I’m working on rig design tonight for my own drum rig, which includes MIDI Designer (of course), Maschine, Ableton, and Guitar Rig. What I’m trying to do with my rig isn’t hit all the possibilities. In fact, I’m trying to find “a way through the fog” by simplifying.
For instance, I can apply effects to each drum, to each kit or to the whole mix. The first two of these options are too fine for me (since I play 8 kits at once) and the last one is too coarse. What I want is to be able to control what goes through which effects, but without getting lost in a sea of different effects chains.
The answer, for me, is one that I’ve come back to over the last two years a lot. It’s always the same: “Copy from DJs.” So I make A and B effects chains (which actually get joined later on and put through a Korg Kaoss pad), and routing matrix with buttons to route the drum kits to one, the other, or both.

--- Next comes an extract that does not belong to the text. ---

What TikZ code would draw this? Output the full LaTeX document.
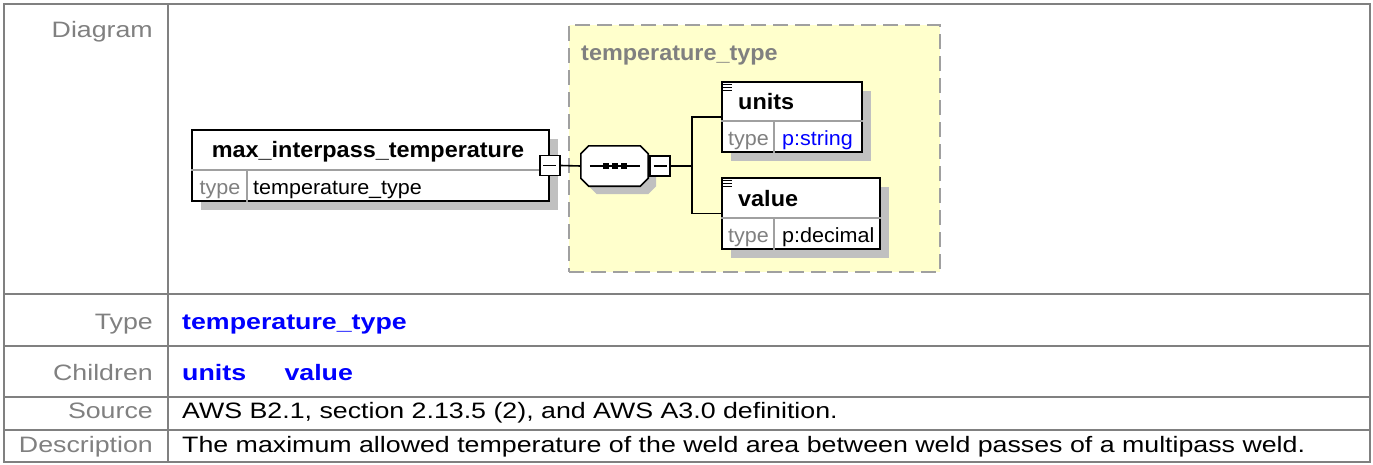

This is exciting because it means that I can get back to some of the features I most love about MIDI Designer: those that refer to an A-B rig.
Copy A to B/B to A
In MIDI Designer, you can copy values from one set of controls to another. What this means is that if you’ve got your A chain set up with distortion on, and reverb configured in a particular way, you can COPY that to your B chain, and then change reverb and add, say, beat delay. And now you can crossfade between two effects chains that are similar, but different.
There are two relevant controls for this. One to define the B control of a control (must be on the same page, but only to set it).
And the buttons that push A values to B and vice versa.
Crossfader
Crossfaders are very particular, because they move two knobs. In the simplest case (linear, which is all we do for now) one of the knobs goes from min to max at the halfway point and stays there. The other one goes from max to min, but doesn’t start until you reach mid-turn. MIDI Designer allows you to do with any two knobs.
Now to be fair, every DAW (or at least Ableton, which I know best, and Reaper) will allow you to do some kind of crossfade. But this is a unique thing, because you’re actually building a crossfader out of parts… which you can use for other things.
I’ll need to do a video on how to set up a crossfader very soon. (In the meantime, the answer is: make the two knobs subcontrols of a third control, make one of them subtype “inverted” and make them both crossfader pieces. )
Concluding Remarks
Anyway, my original point was that in my rig I’m not trying to have all possibilities. Many times I’m trying to limit how many controls I can adjust, so that My rig is playable. This is not the only aesthetic with which you can use MIDI Designer, and I’ll do an article on User #1’s vision of MIDI Designer sometime soon.
Thanks for reading and thanks for checking out MIDI Designer!